Surfactants for Waterborne Adhesives and Sealants

Posted on 11/29/2017 9:36:50 AM By Deb Bhattacharjee

Surfactants are surface active agents lowering surface tension or interfacial tension between two liquids or between a liquid and a solid. Chemically, these are amphiphilic organic compounds containing hydrophobic groups which are water insoluble, or oil soluble, representing tails and hydrophilic groups which are water soluble or oil-insoluble, representing heads.

Surfactants impart very critical performance properties in preparation of the waterborne adhesive and sealants and in its end use application properties.  One of the most important role of surfactants is to improve surface wetting by reduction of static or equilibrium surface tension which is relevant when the system is at rest. However, the ability to reduce surface tension under dynamic conditions, like spraying, rolling, brushing or high speed gravure is of great importance in applications where high surface creation rates are utilized. Surfactants also enhance surface coverage while reducing surface defects arising from contamination, difficult surfaces and poor rheology property of certain adhesives.It also protects polymer particles from agglomeration due to external stress like extreme high and low temperature during shipment and storage, high shear during application, etc.Other roles include flow enhancement, dispersion of additives by increased wetting and defoaming capability.

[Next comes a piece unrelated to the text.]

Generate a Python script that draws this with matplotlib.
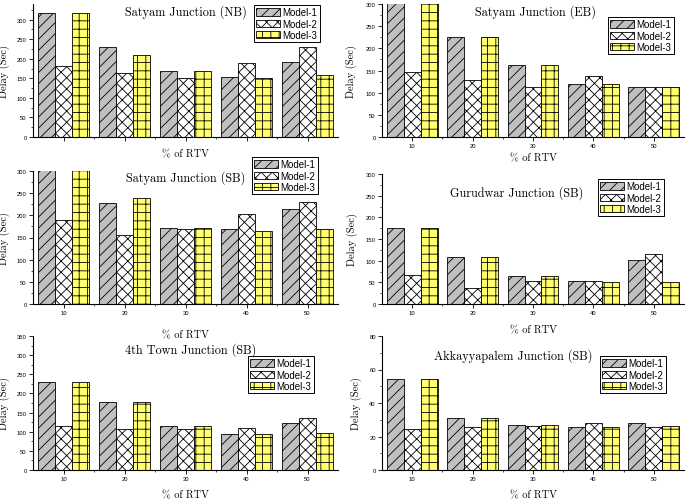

Based on chemical structures, surfactants can be classified into two broad groups. Polar hydrophilic head groups and non-polar hydrophobic tail groups which would make it soluble in polar and non-polar solvents and oil respectively.The relative size, shape and length of the hydrophobic and hydrophilic moieties determine its properties.  For example, hydrophilic groups could be anionic, cationic, amphoteric and non-ionic, whereas the hydrophobic groups are typically comprised of hydrocarbon and fluorocarbon chains and a combination of these or silicone chains.

Anionic surfactants contain negatively charged functional groups at its head, typical examples are sulfate, sulfonate, carboxylate, sulfo-succinate, phosphate esters, etc.  These are commonly used and are relatively inexpensive.  However, these are sensitive to electrolytes and pH changes.  Cationic surfactants have inferior emulsion stabilization efficiency and are less commonly used in adhesives formulation.  Like anionic surfactants, these are also sensitive to electrolytes and pH changes. Amphoteric surfactants contain both cationic and anionic centers attached to the same molecule. Nonionic surfactants are mostly polyethylene glycol ethers.   It could also be block copolymers of polyethylene and polypropylene or polybutylene glycol ethers.They are commonly used in adhesive formulation, though rarely used in emulsion polymerization due to inferior efficiency in creating stable emulsion.  These are less sensitive to electrolyte and pH changes and are usually utilized in combination with anionic surfactants to provide a complimentary method of colloidal stabilization. HLB (hydrophile-lipophile balance) is an important selection criteria in forming stable emulsions.

So far, we have talked about commonly used small molecules which act as surfactants.  Now, we would switch gear to discuss how a few specifically designed small molecules could be incorporated in larger polymer like polyurethane backbone to allow them to form a stable colloidal dispersion.

Dimethylolpropionic acid (DMPA) and tertiary amine diols are incorporated in polyurethane backbone by reacting with isocyanates.  DMPA has very poor solubility in polyols, thus requiring solvents in PU dispersion manufacturing process.  It is then neutralized with tertiary amines leading to stable dispersion at pH >8.  At lower pH, it leads to coagulation. The added advantage of this approach is that the carboxylic acid group can be available for further crosslinking with epoxy, carbodiimide, etc.  Dihydroxy and diamino sulfonates, when incorporated in polyurethane prepolymer, offer alternate method of stabilization of polyurethane dispersion at lower pH and formulation flexibility.  There is a very different, relatively new, continuous mechanical dispersion process using high shear to stabilize finely formed prepolymer droplets.  Advantages of this process include the utilization of highly reactive aromatic isocyanate, it is solvent free, and it leads to high solids, 45 to 55 wt.% solids, polyurethane dispersions.  This knowledge can be utilized to form other high solids polymer dispersions like polyolefin dispersion or hybrid composite dispersions including PU/acrylates.

All the advantages surfactants bring in adhesive formulation do not come without some drawbacks or disadvantages.  One of the major issues come with the water sensitivity of the resulting adhesive through ionic or ethylene oxide polar groups.Some external surfactants could migrate to the interface leading to the loss in adhesive strength.Many common surfactants work fine in static environment but perform poorly in offering stabilization of latex particle in more dynamic situation, like high speed application.  These lead to new opportunities in surfactant development which are environmentally friendly, biodegradable and reactive or polymerizable surfactants, especially in emulsion polymerization.